Given information =
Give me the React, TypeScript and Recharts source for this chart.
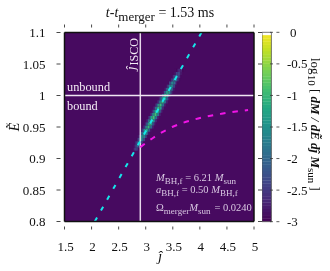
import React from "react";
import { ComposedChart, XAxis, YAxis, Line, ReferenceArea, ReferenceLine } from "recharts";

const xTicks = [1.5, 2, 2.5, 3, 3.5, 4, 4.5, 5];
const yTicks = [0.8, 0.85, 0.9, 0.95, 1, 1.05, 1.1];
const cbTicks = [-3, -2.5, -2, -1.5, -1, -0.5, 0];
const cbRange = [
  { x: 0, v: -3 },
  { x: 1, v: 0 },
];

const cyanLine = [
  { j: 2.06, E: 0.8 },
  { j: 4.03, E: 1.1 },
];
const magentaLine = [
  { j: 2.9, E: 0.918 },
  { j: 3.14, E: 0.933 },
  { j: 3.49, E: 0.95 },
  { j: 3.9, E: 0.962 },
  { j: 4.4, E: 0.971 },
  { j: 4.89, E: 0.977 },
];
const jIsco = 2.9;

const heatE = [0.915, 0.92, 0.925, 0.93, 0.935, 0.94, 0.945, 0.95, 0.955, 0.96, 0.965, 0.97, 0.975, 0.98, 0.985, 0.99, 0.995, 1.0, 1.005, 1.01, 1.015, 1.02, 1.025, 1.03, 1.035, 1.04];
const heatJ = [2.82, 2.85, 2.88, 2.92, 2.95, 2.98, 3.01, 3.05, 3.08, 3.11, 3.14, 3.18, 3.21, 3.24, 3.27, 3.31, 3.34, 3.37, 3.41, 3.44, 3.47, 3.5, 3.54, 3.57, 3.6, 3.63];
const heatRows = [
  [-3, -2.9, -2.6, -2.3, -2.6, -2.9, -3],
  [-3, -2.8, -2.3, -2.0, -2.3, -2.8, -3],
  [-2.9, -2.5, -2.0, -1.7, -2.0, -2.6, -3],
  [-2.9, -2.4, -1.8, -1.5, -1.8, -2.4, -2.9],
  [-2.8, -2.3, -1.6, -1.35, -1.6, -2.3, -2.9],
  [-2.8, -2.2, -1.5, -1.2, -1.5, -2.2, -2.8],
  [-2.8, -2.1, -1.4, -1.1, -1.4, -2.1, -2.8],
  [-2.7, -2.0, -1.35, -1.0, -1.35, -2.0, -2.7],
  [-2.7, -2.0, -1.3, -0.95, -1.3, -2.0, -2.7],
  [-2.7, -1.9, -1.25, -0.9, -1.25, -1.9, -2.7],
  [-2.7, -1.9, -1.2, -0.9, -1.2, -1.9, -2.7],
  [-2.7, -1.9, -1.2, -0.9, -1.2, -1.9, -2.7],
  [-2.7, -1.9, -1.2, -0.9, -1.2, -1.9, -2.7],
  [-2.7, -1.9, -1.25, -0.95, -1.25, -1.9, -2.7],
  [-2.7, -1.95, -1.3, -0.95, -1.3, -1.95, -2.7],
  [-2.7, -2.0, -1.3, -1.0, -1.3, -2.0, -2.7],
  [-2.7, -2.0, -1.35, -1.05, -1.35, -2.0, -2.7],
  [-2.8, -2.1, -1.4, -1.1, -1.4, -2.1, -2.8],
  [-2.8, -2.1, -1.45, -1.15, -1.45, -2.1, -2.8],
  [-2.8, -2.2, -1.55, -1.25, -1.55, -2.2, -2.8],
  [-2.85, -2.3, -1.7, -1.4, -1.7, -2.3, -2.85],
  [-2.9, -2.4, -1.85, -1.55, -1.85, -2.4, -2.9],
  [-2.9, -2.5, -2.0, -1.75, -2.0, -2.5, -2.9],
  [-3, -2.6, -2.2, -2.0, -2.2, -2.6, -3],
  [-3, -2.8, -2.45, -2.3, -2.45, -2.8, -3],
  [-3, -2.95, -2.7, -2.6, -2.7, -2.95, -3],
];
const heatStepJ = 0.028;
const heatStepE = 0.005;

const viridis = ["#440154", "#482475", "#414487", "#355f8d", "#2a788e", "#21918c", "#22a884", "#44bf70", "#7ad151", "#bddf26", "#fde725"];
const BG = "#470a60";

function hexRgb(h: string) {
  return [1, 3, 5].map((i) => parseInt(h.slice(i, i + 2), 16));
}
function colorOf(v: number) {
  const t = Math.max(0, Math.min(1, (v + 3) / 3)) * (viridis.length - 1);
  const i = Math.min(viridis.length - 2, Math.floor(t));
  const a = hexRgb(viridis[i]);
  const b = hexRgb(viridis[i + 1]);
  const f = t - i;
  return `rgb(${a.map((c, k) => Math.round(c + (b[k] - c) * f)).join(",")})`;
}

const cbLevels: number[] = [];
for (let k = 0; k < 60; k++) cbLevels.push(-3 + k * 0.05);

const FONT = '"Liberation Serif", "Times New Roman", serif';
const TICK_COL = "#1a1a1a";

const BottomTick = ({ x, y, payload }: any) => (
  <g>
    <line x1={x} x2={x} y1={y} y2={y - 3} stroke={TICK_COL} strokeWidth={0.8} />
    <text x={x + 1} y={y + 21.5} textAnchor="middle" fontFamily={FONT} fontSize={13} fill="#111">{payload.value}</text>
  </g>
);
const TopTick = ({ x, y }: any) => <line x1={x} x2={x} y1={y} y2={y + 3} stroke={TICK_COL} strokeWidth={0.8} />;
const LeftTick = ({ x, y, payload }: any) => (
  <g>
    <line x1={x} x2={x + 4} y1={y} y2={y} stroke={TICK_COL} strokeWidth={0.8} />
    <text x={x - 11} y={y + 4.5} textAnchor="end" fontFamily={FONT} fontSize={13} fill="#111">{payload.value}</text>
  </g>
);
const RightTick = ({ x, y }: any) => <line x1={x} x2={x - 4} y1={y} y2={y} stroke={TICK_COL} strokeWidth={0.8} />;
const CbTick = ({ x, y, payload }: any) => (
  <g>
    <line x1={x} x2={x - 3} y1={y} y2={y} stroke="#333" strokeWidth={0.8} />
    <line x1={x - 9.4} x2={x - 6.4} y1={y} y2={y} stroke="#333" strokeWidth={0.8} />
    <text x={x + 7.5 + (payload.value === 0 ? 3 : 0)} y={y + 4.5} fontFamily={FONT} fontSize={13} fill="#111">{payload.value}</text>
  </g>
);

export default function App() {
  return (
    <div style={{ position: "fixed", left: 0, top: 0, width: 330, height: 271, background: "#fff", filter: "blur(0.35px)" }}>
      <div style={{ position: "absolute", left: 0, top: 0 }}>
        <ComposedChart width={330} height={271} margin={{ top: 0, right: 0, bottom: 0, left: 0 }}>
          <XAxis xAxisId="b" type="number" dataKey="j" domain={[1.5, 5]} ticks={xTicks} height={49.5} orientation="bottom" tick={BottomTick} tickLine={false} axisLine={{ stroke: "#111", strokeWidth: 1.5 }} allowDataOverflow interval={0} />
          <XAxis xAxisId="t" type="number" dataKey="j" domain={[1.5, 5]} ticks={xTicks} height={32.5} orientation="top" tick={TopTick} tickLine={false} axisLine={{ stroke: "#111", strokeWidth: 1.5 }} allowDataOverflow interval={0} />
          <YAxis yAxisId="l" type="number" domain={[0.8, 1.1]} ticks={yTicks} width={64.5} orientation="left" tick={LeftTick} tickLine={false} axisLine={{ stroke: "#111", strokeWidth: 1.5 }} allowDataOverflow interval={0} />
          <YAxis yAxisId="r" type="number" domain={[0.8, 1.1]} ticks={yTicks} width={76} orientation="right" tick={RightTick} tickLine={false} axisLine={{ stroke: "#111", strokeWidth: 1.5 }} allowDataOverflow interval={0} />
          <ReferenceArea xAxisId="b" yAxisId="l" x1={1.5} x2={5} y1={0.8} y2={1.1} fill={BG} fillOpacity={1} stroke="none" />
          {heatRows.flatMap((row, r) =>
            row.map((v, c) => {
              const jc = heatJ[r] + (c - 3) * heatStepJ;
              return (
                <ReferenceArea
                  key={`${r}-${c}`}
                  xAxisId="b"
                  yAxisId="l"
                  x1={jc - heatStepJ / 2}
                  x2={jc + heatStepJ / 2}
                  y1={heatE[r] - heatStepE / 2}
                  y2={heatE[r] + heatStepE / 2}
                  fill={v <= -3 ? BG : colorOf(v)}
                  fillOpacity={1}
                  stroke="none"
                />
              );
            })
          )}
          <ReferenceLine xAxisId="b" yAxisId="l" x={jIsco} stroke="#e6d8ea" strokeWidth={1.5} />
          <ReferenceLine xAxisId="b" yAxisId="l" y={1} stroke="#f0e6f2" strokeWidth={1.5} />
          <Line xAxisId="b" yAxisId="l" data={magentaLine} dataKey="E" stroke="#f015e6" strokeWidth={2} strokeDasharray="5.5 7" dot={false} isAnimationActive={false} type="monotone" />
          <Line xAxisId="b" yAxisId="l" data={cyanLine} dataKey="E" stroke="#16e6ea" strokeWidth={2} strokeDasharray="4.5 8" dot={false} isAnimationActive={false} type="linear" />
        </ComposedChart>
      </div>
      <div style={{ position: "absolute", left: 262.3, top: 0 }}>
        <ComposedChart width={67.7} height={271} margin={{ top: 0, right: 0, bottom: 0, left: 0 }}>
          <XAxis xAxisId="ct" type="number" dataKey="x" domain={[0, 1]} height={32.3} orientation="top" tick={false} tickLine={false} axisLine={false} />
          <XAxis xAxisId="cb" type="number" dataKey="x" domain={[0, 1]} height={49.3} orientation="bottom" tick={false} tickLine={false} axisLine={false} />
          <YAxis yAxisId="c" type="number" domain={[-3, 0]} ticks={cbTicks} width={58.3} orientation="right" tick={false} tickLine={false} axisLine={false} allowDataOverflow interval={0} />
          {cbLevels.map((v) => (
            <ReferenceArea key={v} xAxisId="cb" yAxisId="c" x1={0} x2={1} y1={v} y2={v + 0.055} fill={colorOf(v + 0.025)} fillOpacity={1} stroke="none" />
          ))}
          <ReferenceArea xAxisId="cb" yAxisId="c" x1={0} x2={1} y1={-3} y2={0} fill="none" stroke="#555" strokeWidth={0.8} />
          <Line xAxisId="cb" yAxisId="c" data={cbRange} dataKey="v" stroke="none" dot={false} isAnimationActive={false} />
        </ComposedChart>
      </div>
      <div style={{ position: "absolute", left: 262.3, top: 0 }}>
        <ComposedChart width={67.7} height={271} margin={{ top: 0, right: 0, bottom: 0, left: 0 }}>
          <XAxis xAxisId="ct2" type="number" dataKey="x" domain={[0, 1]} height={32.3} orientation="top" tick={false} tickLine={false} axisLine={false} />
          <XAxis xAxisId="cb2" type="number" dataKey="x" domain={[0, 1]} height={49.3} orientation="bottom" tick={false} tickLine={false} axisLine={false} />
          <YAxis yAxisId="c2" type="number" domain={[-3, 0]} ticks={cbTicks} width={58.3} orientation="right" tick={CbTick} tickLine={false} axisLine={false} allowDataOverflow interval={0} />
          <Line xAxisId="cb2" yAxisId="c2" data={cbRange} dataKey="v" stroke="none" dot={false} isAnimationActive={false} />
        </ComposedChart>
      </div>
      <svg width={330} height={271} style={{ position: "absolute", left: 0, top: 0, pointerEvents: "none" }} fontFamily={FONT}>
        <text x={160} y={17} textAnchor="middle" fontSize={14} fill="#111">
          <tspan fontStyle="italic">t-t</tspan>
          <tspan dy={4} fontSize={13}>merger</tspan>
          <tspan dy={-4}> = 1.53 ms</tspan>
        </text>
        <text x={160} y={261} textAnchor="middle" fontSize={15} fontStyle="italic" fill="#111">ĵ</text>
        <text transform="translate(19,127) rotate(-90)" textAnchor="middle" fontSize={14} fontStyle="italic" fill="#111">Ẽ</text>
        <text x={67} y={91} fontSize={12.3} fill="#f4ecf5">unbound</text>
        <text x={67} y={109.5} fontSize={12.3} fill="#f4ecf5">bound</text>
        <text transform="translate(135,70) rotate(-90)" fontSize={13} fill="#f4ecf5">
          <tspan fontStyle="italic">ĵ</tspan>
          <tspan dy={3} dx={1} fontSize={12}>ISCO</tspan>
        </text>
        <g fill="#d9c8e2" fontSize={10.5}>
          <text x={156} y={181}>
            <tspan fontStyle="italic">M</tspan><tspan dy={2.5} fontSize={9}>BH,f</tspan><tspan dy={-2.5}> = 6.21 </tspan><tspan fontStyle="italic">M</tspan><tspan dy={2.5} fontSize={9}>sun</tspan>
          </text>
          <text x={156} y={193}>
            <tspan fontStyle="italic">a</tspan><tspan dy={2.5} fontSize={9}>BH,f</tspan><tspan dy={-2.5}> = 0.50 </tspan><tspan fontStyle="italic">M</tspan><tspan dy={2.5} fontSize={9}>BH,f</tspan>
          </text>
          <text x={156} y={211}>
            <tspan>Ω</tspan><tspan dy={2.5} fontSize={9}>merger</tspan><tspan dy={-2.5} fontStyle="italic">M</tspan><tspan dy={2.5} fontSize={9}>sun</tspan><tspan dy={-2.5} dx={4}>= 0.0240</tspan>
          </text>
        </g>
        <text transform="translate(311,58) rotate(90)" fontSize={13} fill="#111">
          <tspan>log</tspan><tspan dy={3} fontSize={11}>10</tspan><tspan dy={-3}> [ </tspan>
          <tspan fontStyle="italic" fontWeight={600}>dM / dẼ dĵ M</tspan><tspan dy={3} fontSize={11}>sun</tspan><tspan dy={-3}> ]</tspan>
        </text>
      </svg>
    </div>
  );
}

What to do =
Pictures are excluded: retype only the lines from the beginning of the listing above through the line with "const jIsco = 2.9;", both included.

The solution =
Give me the React, TypeScript and Recharts source for this chart.
import React from "react";
import { ComposedChart, XAxis, YAxis, Line, ReferenceArea, ReferenceLine } from "recharts";

const xTicks = [1.5, 2, 2.5, 3, 3.5, 4, 4.5, 5];
const yTicks = [0.8, 0.85, 0.9, 0.95, 1, 1.05, 1.1];
const cbTicks = [-3, -2.5, -2, -1.5, -1, -0.5, 0];
const cbRange = [
  { x: 0, v: -3 },
  { x: 1, v: 0 },
];

const cyanLine = [
  { j: 2.06, E: 0.8 },
  { j: 4.03, E: 1.1 },
];
const magentaLine = [
  { j: 2.9, E: 0.918 },
  { j: 3.14, E: 0.933 },
  { j: 3.49, E: 0.95 },
  { j: 3.9, E: 0.962 },
  { j: 4.4, E: 0.971 },
  { j: 4.89, E: 0.977 },
];
const jIsco = 2.9;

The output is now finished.